Dossier : IMM-4815-16

Référence : 2017 CF 966

[TRADUCTION FRANÇAISE CERTIFIÉE, NON RÉVISÉE]

Ottawa (Ontario), le 30 octobre 2017

En présence de monsieur le juge Boswell

ENTRE :

ASMEHLASH SELAMSSA

demandeur

et

LE MINISTRE DE LA CITOYENNETÉ ET DE L’IMMIGRATION

défendeur

JUGEMENT ET MOTIFS

[1]  Le demandeur est un citoyen érythréen de 53 ans qui, lorsqu’il était jeune, a servi dans l’armée éthiopienne sous le régime Derg, une junte militaire qui régissait l’Éthiopie (y compris ce qui est maintenant l’Érythrée) de 1974 à 1991. En 2009, le frère du demandeur et la Calgary Catholic Immigration Society ont parrainé sa demande de statut de résident permanent dans la catégorie des réfugiés au sens de la Convention outre-frontières et la catégorie des personnes protégées à titre humanitaire outre-frontières. Au bout du compte, le 15 juin 2016, une agente d’immigration du Haut-Commissariat du Canada à Dar es-Salaam, en Tanzanie, a interrogé le demandeur concernant sa demande de résidence permanente à Kampala, en Ouganda. Dans une lettre datée du 29 juin 2016, l’agente a refusé la demande du demandeur parce qu’elle a conclu que ce dernier ne faisait pas partie de l’une des catégories prescrites de réfugié. Le demandeur présente maintenant une demande de contrôle judiciaire en application du paragraphe 72(1) de la Loi sur l’immigration et la protection des réfugiés, LC 2001, c 27 (LIPR).

I.  La décision de l’agente

[2]  Dans sa lettre du 29 juin 2016, l’agente a noté que le demandeur avait été interrogé avec l’aide d’un interprète ayant une bonne maîtrise de l’anglais et du tigrinya, et qu’il n’avait pas démontré de difficulté à comprendre l’interprète ou à se faire comprendre par lui.
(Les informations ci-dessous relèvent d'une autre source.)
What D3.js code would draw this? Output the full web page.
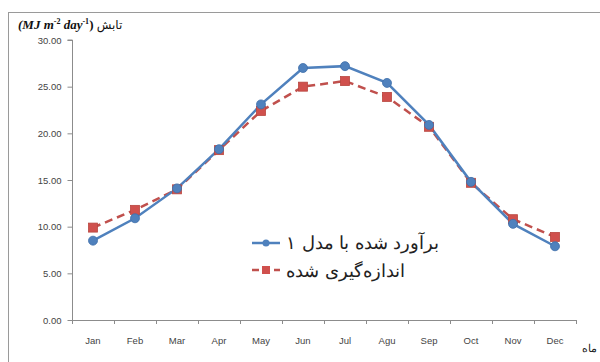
<!DOCTYPE html>
<html>
<head>
<meta charset="utf-8">
<script src="https://cdn.jsdelivr.net/npm/d3@7/dist/d3.min.js"></script>
<style>
  body { margin: 0; background: #fff; }
  svg { display: block; }
  .tick text { font-family: "Liberation Sans", Arial, sans-serif; font-size: 9.5px; fill: #444; }
  .axis path, .axis line { stroke: #8c8c8c; }
</style>
</head>
<body>
<div class="chart"></div>
<script>
const months = ['Jan', 'Feb', 'Mar', 'Apr', 'May', 'Jun', 'Jul', 'Agu', 'Sep', 'Oct', 'Nov', 'Dec'];
const estimated = [8.5, 10.9, 14.1, 18.3, 23.1, 27.0, 27.2, 25.4, 20.9, 14.8, 10.3, 7.9];
const measured = [9.9, 11.8, 14.0, 18.2, 22.4, 25.0, 25.6, 23.9, 20.7, 14.7, 10.8, 8.9];
const yTicks = [0, 5, 10, 15, 20, 25, 30];

const W = 600, H = 362;
const m = { left: 72, right: 24, top: 40, bottom: 42 };

const svg = d3.select('.chart').append('svg')
  .attr('width', W).attr('height', H);

// outer chart frame (clipped by window on right/bottom)
svg.append('rect')
  .attr('x', 8.5).attr('y', 12.5)
  .attr('width', 620).attr('height', 400)
  .attr('fill', 'none').attr('stroke', '#9a9a9a');

const x = d3.scaleBand().domain(months).range([m.left, W - m.right]);
const y = d3.scaleLinear().domain([0, 30]).range([H - m.bottom, m.top]);

// x axis: ticks at band boundaries
const xg = svg.append('g').attr('class', 'axis')
  .attr('transform', `translate(0,${y(0)})`);
xg.append('line').attr('x1', m.left).attr('x2', W - m.right).attr('y1', 0.5).attr('y2', 0.5);
xg.selectAll('line.bt').data(d3.range(months.length + 1)).enter().append('line')
  .attr('class', 'bt')
  .attr('x1', i => Math.round(m.left + i * x.step()) + 0.5)
  .attr('x2', i => Math.round(m.left + i * x.step()) + 0.5)
  .attr('y1', 0).attr('y2', 4);
xg.selectAll('text').data(months).enter().append('text')
  .attr('x', d => x(d) + x.bandwidth() / 2)
  .attr('y', 24)
  .attr('text-anchor', 'middle')
  .style('font-family', '"Liberation Sans", Arial, sans-serif')
  .style('font-size', '9.5px').style('fill', '#444')
  .text(d => d);

// y axis
const yAxis = d3.axisLeft(y).tickValues(yTicks).tickFormat(d3.format('.2f')).tickSize(5).tickPadding(6);
svg.append('g').attr('class', 'axis y')
  .attr('transform', `translate(${m.left + 0.5},0)`)
  .call(yAxis)
  .call(g => g.select('.domain').attr('d', `M-5,${y(30)}H0V${y(0)}`));

// lines
const cx = d => x(d) + x.bandwidth() / 2;
const line = d3.line().x((d, i) => cx(months[i])).y(d => y(d));

svg.append('path').datum(measured)
  .attr('fill', 'none').attr('stroke', '#C0504D')
  .attr('stroke-width', 2.5).attr('stroke-dasharray', '8,5')
  .attr('d', line);
svg.append('path').datum(estimated)
  .attr('fill', 'none').attr('stroke', '#4F81BD')
  .attr('stroke-width', 2.5)
  .attr('d', line);

svg.append('g').selectAll('rect').data(measured).enter().append('rect')
  .attr('x', (d, i) => cx(months[i]) - 4.5)
  .attr('y', d => y(d) - 4.5)
  .attr('width', 9).attr('height', 9)
  .attr('fill', '#D0504D').attr('stroke', '#B8463F').attr('stroke-width', 0.8);
svg.append('g').selectAll('circle').data(estimated).enter().append('circle')
  .attr('cx', (d, i) => cx(months[i]))
  .attr('cy', d => y(d))
  .attr('r', 4.5)
  .attr('fill', '#4F81BD').attr('stroke', '#3F6FAA').attr('stroke-width', 0.8);

// legend
const legendFont = '"DejaVu Serif", "Liberation Serif", serif';
const legend = svg.append('g').attr('transform', 'translate(252,0)');
legend.append('line').attr('x1', 0).attr('x2', 28).attr('y1', 243).attr('y2', 243)
  .attr('stroke', '#4F81BD').attr('stroke-width', 2.5);
legend.append('circle').attr('cx', 14).attr('cy', 243).attr('r', 3.5).attr('fill', '#4F81BD');
legend.append('text').attr('x', 34).attr('y', 249)
  .style('font-family', legendFont).style('font-size', '17.5px').style('fill', '#222')
  .text('برآورد شده با مدل ۱');
legend.append('line').attr('x1', 0).attr('x2', 28).attr('y1', 270).attr('y2', 270)
  .attr('stroke', '#C0504D').attr('stroke-width', 2.5).attr('stroke-dasharray', '7,4');
legend.append('rect').attr('x', 10).attr('y', 266).attr('width', 8).attr('height', 8).attr('fill', '#D0504D');
legend.append('text').attr('x', 34).attr('y', 277)
  .style('font-family', legendFont).style('font-size', '17.5px').style('fill', '#222')
  .text('اندازه‌گیری شده');

// y axis title
const title = svg.append('text').attr('x', 18).attr('y', 29)
  .style('font-family', '"Liberation Serif", "Times New Roman", serif').style('font-size', '13px')
  .style('fill', '#111');
title.append('tspan').style('font-weight', 'bold').style('font-style', 'italic').text('(MJ m');
title.append('tspan').attr('dy', -5).style('font-size', '8px').style('font-weight', 'bold').text('-2');
title.append('tspan').attr('dy', 5).style('font-weight', 'bold').style('font-style', 'italic').text(' day');
title.append('tspan').attr('dy', -5).style('font-size', '8px').style('font-weight', 'bold').text('-1');
title.append('tspan').attr('dy', 5).style('font-weight', 'bold').text(') ');
title.append('tspan').style('font-family', '"DejaVu Sans", sans-serif').style('font-size', '12px').text('تابش');

// x axis title
svg.append('text').attr('x', 597).attr('y', 352).attr('text-anchor', 'end')
  .style('font-family', '"DejaVu Serif", serif').style('font-size', '11px').style('fill', '#222')
  .text('ماه');
</script>
</body>
</html>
Après avoir cité la définition de réfugié au sens de la Convention de l’article 96 de la LIPR, l’agente a renvoyé à l’article 98 qui exclut de cette définition des personnes qui : i) ont établi leur résidence dans un pays autre que leur pays de nationalité et qui ont été reconnues comme ayant les droits et les obligations attachés à la possession de la nationalité de ce pays; (ii) ont commis un crime contre la paix, un crime de guerre, un crime contre l’humanité ou un crime grave de droit commun en dehors du pays d’accueil avant d’y être admises comme réfugiées; ou iii) se sont rendues coupables d’agissements contraires aux buts et aux principes des Nations Unies.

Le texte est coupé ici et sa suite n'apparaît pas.